Unable to create CUDA graph nodes with null placeholder values

For my project, I want to create a graph whose structure is always the same, but the parameters will change for each invocation. For this I create the graph with null values for memcpy pointers and kernel arguments, but get a runtime error “invalid argument”. Is it possible to do it without having to create fake placeholders? Here is an example:

#include <cstdio>
#include <vector>

#define gpuErrchk(ans) \
  { gpuAssert((ans), __FILE__, __LINE__); }
__host__ inline void gpuAssert(cudaError_t code, const char* file, int line,
                               bool abort = true) {
  if (code != cudaSuccess) {
    printf("GPUassert: %s %s %d\n", cudaGetErrorString(code), file, line);
  }
}

__global__ void kernel() {}

int main() {
  cudaGraph_t graph;
  gpuErrchk(cudaGraphCreate(&graph, 0));
  void* indices;
  gpuErrchk(cudaMalloc(&indices, 10));

  std::vector<int> indices_host(10);

  // Works
  cudaGraphNode_t copy_indices_node;
  gpuErrchk(cudaGraphAddMemcpyNode1D(&copy_indices_node, graph, nullptr, 0,
                                     indices, indices_host.data(), 10,
                                     cudaMemcpyHostToDevice));

  // Fails
  cudaGraphNode_t copy_indices_node2;
  gpuErrchk(cudaGraphAddMemcpyNode1D(&copy_indices_node2, graph, nullptr, 0,
                                     nullptr, nullptr, 0,
                                     cudaMemcpyHostToDevice));

  // Works
  cudaGraphNode_t kernel_node;
  auto placeholder_params = cudaKernelNodeParams{.func = (void*)kernel,
                                                 .gridDim = dim3(1, 1, 1),
                                                 .blockDim = dim3(1, 1, 1),
                                                 .sharedMemBytes = 0,
                                                 .kernelParams = nullptr,
                                                 .extra = nullptr};

  gpuErrchk(cudaGraphAddKernelNode(&kernel_node, graph, nullptr, 0,
                                   &placeholder_params));

  // Fails
  cudaGraphNode_t kernel_node2;
  gpuErrchk(cudaGraphAddKernelNode(&kernel_node2, graph, nullptr, 0, nullptr));

  cudaGraphExec_t graphExec;
  gpuErrchk(cudaGraphInstantiate(&graphExec, graph, nullptr, nullptr, 0));

  gpuErrchk(cudaFree(indices));
  return 0;
}

Compiled with: nvcc -o example -arch=sm_61 test.cu, with CUDA 12.5. Output:

GPUassert: invalid argument test.cu 31
GPUassert: invalid argument test.cu 49

And another quick question since I’m here: the documentation for cudaGraphInstantiate states:

Memcpy nodes:

  • Only copies involving device memory and/or pinned device-mapped host memory are permitted.[…]

Why is this the case?

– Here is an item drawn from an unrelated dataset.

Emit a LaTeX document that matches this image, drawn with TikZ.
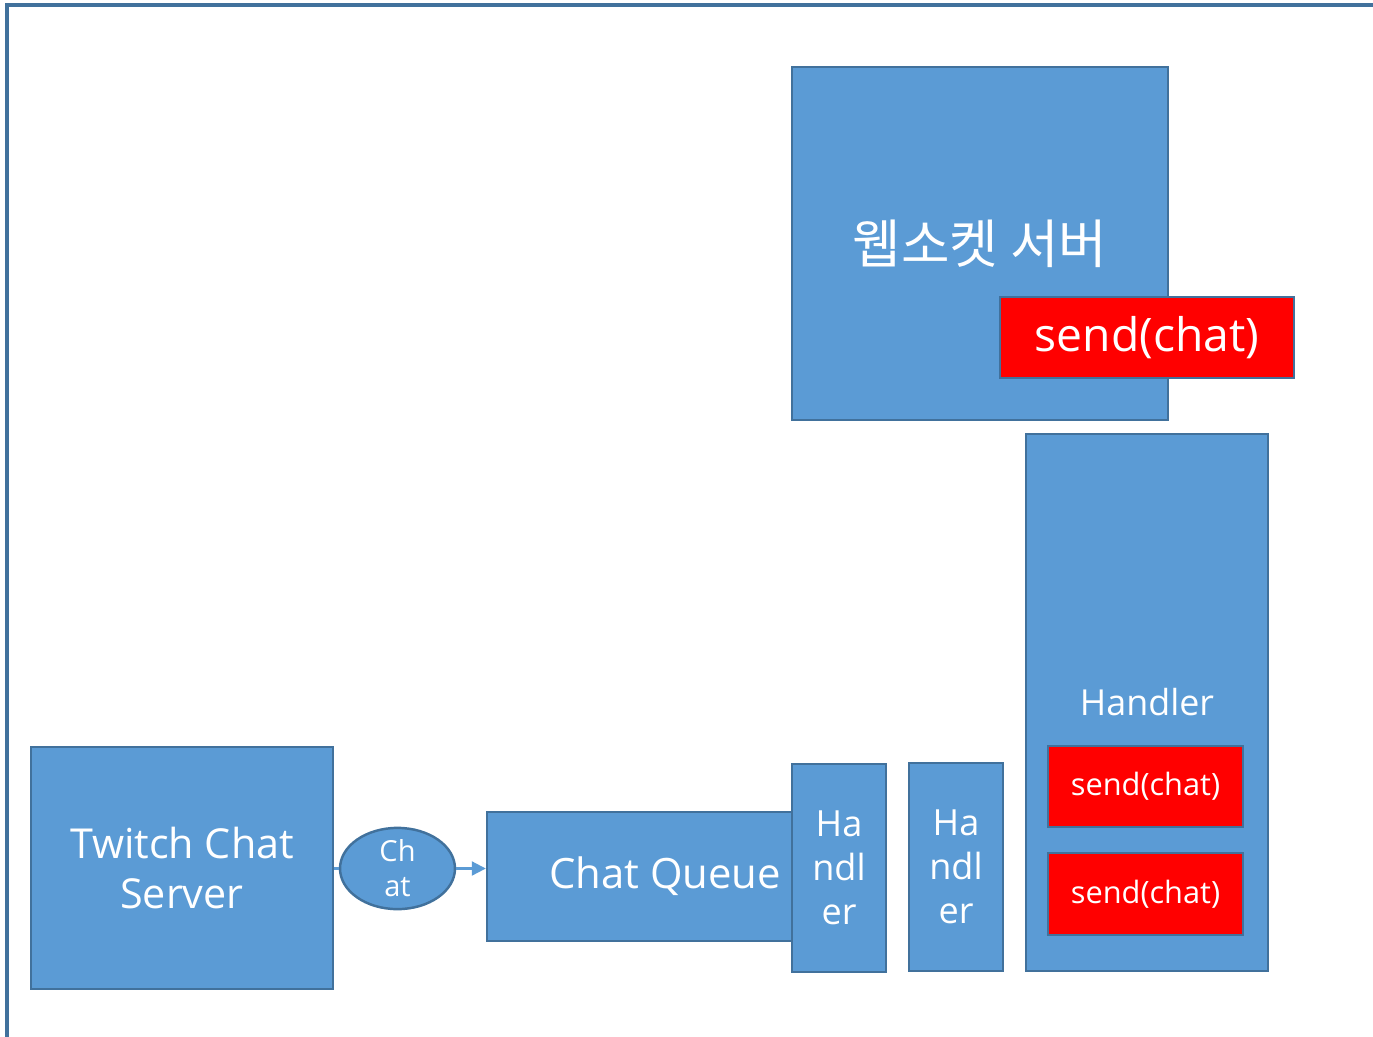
\documentclass[tikz,border=0pt]{standalone}
\usepackage{fontspec}
\setmainfont{Open Sans}
\newfontfamily\kofont{Noto Sans CJK KR}
\usetikzlibrary{shapes.geometric,arrows.meta}

\definecolor{boxblue}{HTML}{5B9BD5}
\definecolor{edgeblue}{HTML}{41719C}
\definecolor{sendred}{HTML}{FF0000}

\tikzset{
  block/.style={draw=edgeblue, line width=1.4pt, fill=boxblue, text=white,
    align=center, inner sep=0pt},
  sendbox/.style={block, fill=sendred},
  link/.style={draw=boxblue, line width=1.2pt}
}

\begin{document}
\begin{tikzpicture}[x=0.02cm, y=-0.02cm]
    \useasboundingbox (0,0) rectangle (1373,1036);

    % draw frame
    \draw[edgeblue, line width=1.9pt] (7,1040) -- (7,5) -- (1380,5);

    % draw server side
    \node[block, minimum width=7.52cm, minimum height=7.06cm, font=\kofont\fontsize{30}{34}\selectfont] (ws) at (980,243.5) {웹소켓 서버};
    \node[sendbox, minimum width=5.88cm, minimum height=1.62cm, font=\fontsize{26.3}{30}\selectfont] (wssend) at (1147,337.5) {\raisebox{-2pt}{send(chat)}};

    % draw twitch side
    \node[block, minimum width=6.04cm, minimum height=4.84cm, font=\fontsize{23.5}{28}\selectfont] (twitch) at (182,868) {Twitch Chat\\Server};
    \node[block, ellipse, minimum width=2.3cm, minimum height=1.5cm, font=\fontsize{16.5}{20}\selectfont] (chat) at (397.5,868.5) {Ch\\at};
    \node[block, minimum width=7.12cm, minimum height=2.58cm, font=\fontsize{23.8}{28}\selectfont] (queue) at (665,876.5) {\raisebox{-2pt}{Chat Queue}};

    % draw handlers
    \foreach \name/\x/\y in {hone/839/868, htwo/956/867}
      \node[block, minimum width=1.88cm, minimum height=4.16cm, font=\fontsize{20.5}{25}\selectfont] (\name) at (\x,\y) {Ha\\ndl\\er};
    \node[block, minimum width=4.84cm, minimum height=10.74cm, font=\fontsize{20.4}{24}\selectfont] (hbig) at (1147,702.5) {Handler};
    \node[sendbox, minimum width=3.9cm, minimum height=1.62cm, font=\fontsize{17.5}{20}\selectfont] (sendone) at (1145.5,786.5) {\raisebox{-2pt}{send(chat)}};
    \node[sendbox, minimum width=3.9cm, minimum height=1.64cm, font=\fontsize{17.5}{20}\selectfont] (sendtwo) at (1145.5,894) {\raisebox{-2pt}{send(chat)}};

    % draw connectors
    \draw[link] (chat.west) -- (chat.west -| twitch.east);
    \draw[link, -{Triangle[length=8pt, width=8pt]}] (chat.east) -- (chat.east -| queue.west);
  \end{tikzpicture}
\end{document}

Doesnt the graph use cudaMemcpy/Async?

And another one (sorry, but I really cant find any info): How can I debug a CUDA graph, I have found that the Memcpy before a kernel launch does not copy correctly, but do not know how I can assure that the copy has happened before the kernel launch.

Nsight Systems will show you the timeline relationship between the copy and launch.

Thanks for the reply! I have now solved that issue, but on Nsight Systems the whole execution shows up as 1 graph. Is it possible to view the breakdown of what is executing when?

Sorry, graphs are I area I have yet to explore, but looking at this, Nsight Systems seems to be doing that under a graph scenario, unless I misunderstand what you’re after.